Here are three possibilities for how research functions grow:
1. Learning architecture
We architect and leverage human—AI systems that integrate distributed, always-on data streams, conduct analysis at scale, and develop insights based on deeper human understanding of what’s meaningful. Beyond orchestration of feedback signals, we need to manage the organizational attention budget, deliver the right signal to the right person at the right moment, and weave data into narratives that travel.
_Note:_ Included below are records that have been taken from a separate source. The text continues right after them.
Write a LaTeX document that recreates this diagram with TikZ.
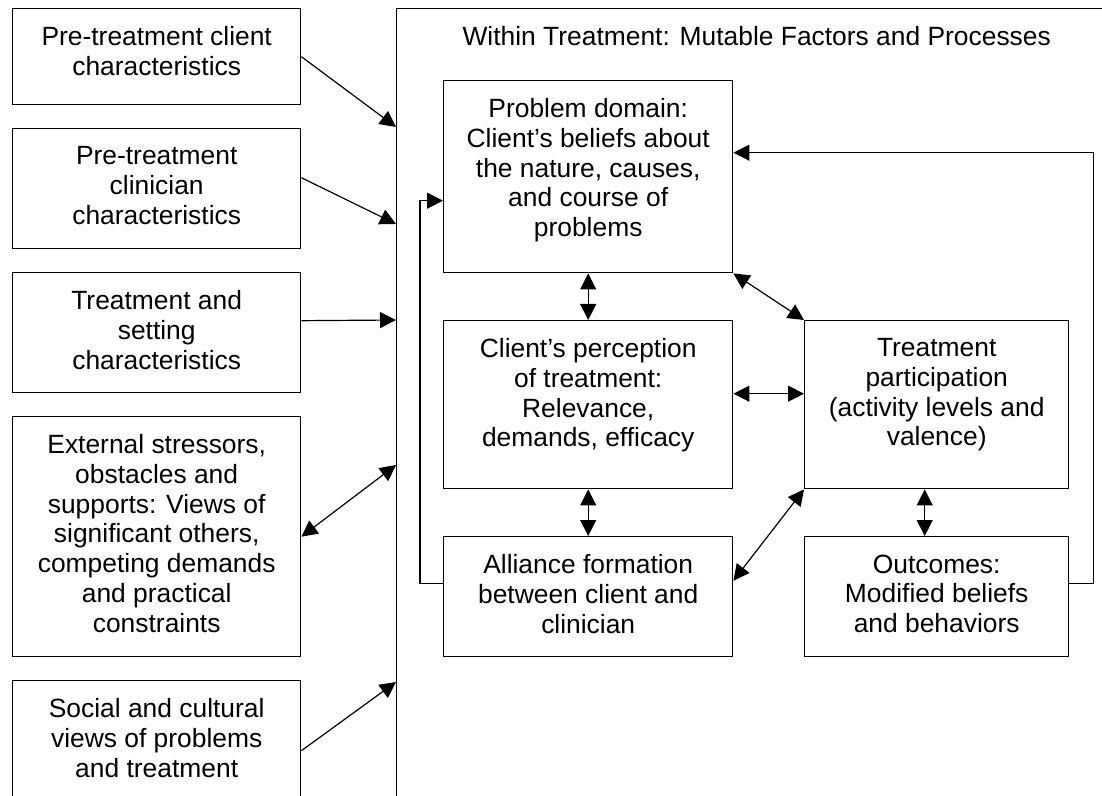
\documentclass[tikz,border=0pt]{standalone}
\usepackage{fontspec}
\setmainfont{Liberation Sans}
\usetikzlibrary{arrows.meta,calc}
\newcommand{\celltext}[3]{\parbox[t][#2][t]{#1}{\centering #3}}

\begin{document}
\begin{tikzpicture}[x=0.5pt,y=-0.5pt]
        % styles
        \tikzstyle{box}=[draw, line width=0.7pt, inner xsep=0pt, inner ysep=9pt, anchor=north west, font=\fontsize{13.2pt}{14.85pt}\selectfont]
        \tikzstyle{oneway}=[-{Triangle[length=8pt,width=8pt]}, line width=0.6pt]
        \tikzstyle{twoway}=[{Triangle[length=8pt,width=8pt]}-{Triangle[length=8pt,width=8pt]}, line width=0.6pt]

        % page
        \useasboundingbox (0,0) rectangle (1102,796);
        \clip (0,0) rectangle (1102,796);

        % factors outside treatment
        \node[box] (client) at (12,8) {\celltext{144pt}{30pt}{Pre-treatment client\\characteristics}};
        \node[box] (clinician) at (12,128) {\celltext{144pt}{42pt}{Pre-treatment\\clinician\\characteristics}};
        \node[box] (setting) at (12,272) {\celltext{144pt}{42pt}{Treatment and\\setting\\characteristics}};
        \node[box] (stressors) at (12,416) {\celltext{144pt}{102pt}{External stressors,\\obstacles and\\supports: Views of\\significant others,\\competing demands\\and practical\\constraints}};
        \node[box] (social) at (12,680) {\celltext{144pt}{52pt}{Social and cultural\\views of problems\\and treatment}};

        % within treatment
        \node[box] (within) at (396,8) {\celltext{360pt}{388pt}{Within Treatment: Mutable Factors and Processes}};
        \node[box] (problem) at (443,80) {\celltext{144.5pt}{78pt}{Problem domain:\\Client’s beliefs about\\the nature, causes,\\and course of\\problems}};
        \node[box] (perception) at (443,320) {\celltext{144.5pt}{66pt}{Client’s perception\\of treatment:\\Relevance,\\demands, efficacy}};
        \node[box] (alliance) at (443,536) {\celltext{144.5pt}{42pt}{Alliance formation\\between client and\\clinician}};
        \node[box] (participation) at (804,320) {\celltext{132pt}{66pt}{Treatment\\participation\\(activity levels and\\valence)}};
        \node[box] (outcomes) at (804,536) {\celltext{132pt}{42pt}{Outcomes:\\Modified beliefs\\and behaviors}};

        % entry points on the frame
        \coordinate (w1) at (396,127);
        \coordinate (w2) at (396,224);
        \coordinate (w3) at (396,320);
        \coordinate (w4) at (396,465);
        \coordinate (w5) at (396,682);

        % influences on treatment
        \draw[oneway] (client.east) -- (w1);
        \draw[oneway] ($(clinician.east)+(0,-11)$) -- (w2);
        \draw[oneway] ($(setting.east)+(0,-12)$) -- (w3);
        \draw[twoway] (stressors.east) -- (w4);
        \draw[oneway] (social.east) -- (w5);

        % processes
        \draw[twoway] (problem.south) -- (perception.north);
        \draw[twoway] ($(perception.east)+(0,-11)$) -- ($(participation.west)+(0,-11)$);
        \draw[twoway] (perception.south) -- (alliance.north);
        \draw[twoway] ($(participation.south)+(-12,0)$) -- ($(outcomes.north)+(-12,0)$);
        \draw[twoway] (problem.south east) -- (participation.north west);
        \draw[twoway] (participation.south west) -- ($(alliance.east)+(0,-16)$);

        % feedback
        \draw[oneway] ($(outcomes.east)+(0,-13)$) -- ++(24,0) |- ($(problem.east)+(0,-24)$);
        \draw[oneway] ($(alliance.west)+(0,-13)$) -- ++(-23,0) |- ($(problem.west)+(0,24)$);
\end{tikzpicture}
\end{document}
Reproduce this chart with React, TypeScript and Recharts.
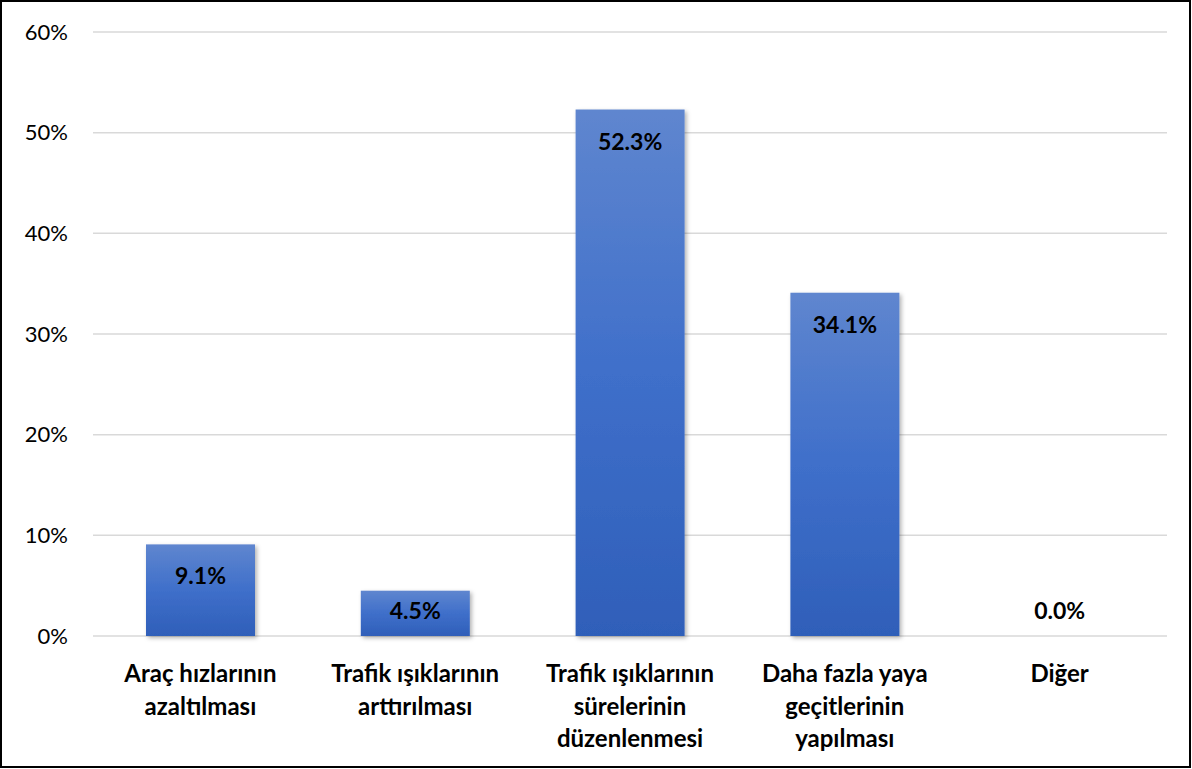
import { BarChart, Bar, XAxis, YAxis, CartesianGrid } from 'recharts'

const categories = [
  'Araç hızlarının\nazaltılması',
  'Trafik ışıklarının\narttırılması',
  'Trafik ışıklarının\nsürelerinin\ndüzenlenmesi',
  'Daha fazla yaya\ngeçitlerinin\nyapılması',
  'Diğer',
]
const shares = [9.1, 4.5, 52.3, 34.1, 0.0]
const yTicks = [0, 10, 20, 30, 40, 50, 60]

const data = categories.map((name, i) => ({ name, value: shares[i] }))

const FONT = 'Lato, "Open Sans", sans-serif'

function CategoryTick(props: any) {
  const { x, y, payload } = props
  const lines = String(payload.value).split('\n')
  return (
    <text x={x} y={y} textAnchor="middle" fontFamily={FONT} fontWeight={700} fontSize={24} fill="#000">
      {lines.map((line, i) => (
        <tspan key={i} x={x} dy={i === 0 ? 44 : 32.5}>
          {line}
        </tspan>
      ))}
    </text>
  )
}

function ValueLabel(props: any) {
  const { x, y, width, height, value } = props
  const v = Number(value)
  const top = Math.min(y, y + height)
  const bottom = Math.max(y, y + height)
  // inside the top of the bar, but never closer to the baseline than 26px
  const cy = Math.min(top + 31, bottom - 26)
  return (
    <text
      x={x + width / 2}
      y={cy}
      textAnchor="middle"
      dominantBaseline="central"
      fontFamily={FONT}
      fontWeight={700}
      fontSize={23}
      fill="#000"
    >
      {v.toFixed(1)}%
    </text>
  )
}

function BarShape(props: any) {
  const { x, y, width, height, payload } = props
  if (!payload || payload.value <= 0) return <g />
  return <rect x={x} y={y} width={width} height={height} fill="url(#barFill)" filter="url(#barShadow)" />
}

export default function App() {
  return (
    <div style={{ position: 'absolute', left: 0, top: 0, width: 1192, height: 769, background: '#fff' }}>
      <BarChart
        width={1192}
        height={769}
        data={data}
        margin={{ top: 32, right: 25, left: 0, bottom: 103 }}
      >
        <defs>
          <linearGradient id="barFill" x1="0" y1="0" x2="0" y2="1">
            <stop offset="0%" stopColor="#5F86CF" />
            <stop offset="50%" stopColor="#3F6FCA" />
            <stop offset="100%" stopColor="#2F5FB9" />
          </linearGradient>
          <filter id="barShadow" x="-10%" y="-10%" width="130%" height="130%">
            <feDropShadow dx="2" dy="2" stdDeviation="2" floodColor="#000" floodOpacity="0.3" />
          </filter>
        </defs>
        <CartesianGrid vertical={false} stroke="#D9D9D9" strokeWidth={1.5} />
        <XAxis
          dataKey="name"
          height={30}
          axisLine={false}
          tickLine={false}
          tickSize={0}
          interval={0}
          tick={<CategoryTick />}
        />
        <YAxis
          width={93}
          domain={[0, 60]}
          ticks={yTicks}
          axisLine={false}
          tickLine={false}
          tickSize={0}
          tickMargin={25}
          tickFormatter={(v: number) => `${v}%`}
          tick={{ fontFamily: FONT, fontSize: 22, fill: '#000' }}
        />
        <Bar
          dataKey="value"
          barSize={109}
          minPointSize={1}
          fill="url(#barFill)"
          shape={<BarShape />}
          isAnimationActive={false}
          label={<ValueLabel />}
        />
      </BarChart>
      <div
        style={{
          position: 'absolute',
          left: 0,
          top: 0,
          width: 1191,
          height: 768,
          border: '2px solid #000',
          boxSizing: 'border-box',
          pointerEvents: 'none',
        }}
      />
    </div>
  )
}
2. Human-AI systems design and evaluation
Design and evaluate human-AI ecosystems that include multiple actors, feedback loops, and governance. We convert insights into product improvements and experiments, while we work to optimize for the whole outcome, not a single touchpoint. This work requires creative pattern-making, ethical imagination, and a working grasp of how AI systems fail and learn. In this future we may expand our skill set and roles to support more hands-on prototyping and experimental design.
3. Embodied intelligence
As researchers (and ethnographers), we notice what matters in context because we deeply understand our participants and product space. We are our own research instruments. This allows us to co-produce insights with participants and absorb context that isn’t captured elsewhere. This intelligence fuels the framing of insights in real-time to drive decision-making, and it sparks innovation in collaboration with others. We also facilitate this embodied experience of connecting with customers for our stakeholders.
Embracing research’s unbounded future
Multiple futures for research are unfolding simultaneously. The transformation may be challenging – even grief-inducing as professional boundaries shift. But we have an opportunity to actively reimagine what research becomes rather than simply react to change.

Watch my keynote on this topic at YouX. (Requires registration)
Because we’ve spent our careers understanding how technology reshapes lives and work, we’re uniquely positioned to be intentional about reshaping our own future. The emerging world is better when we contribute our voices as architects of thoughtful human-AI collaboration.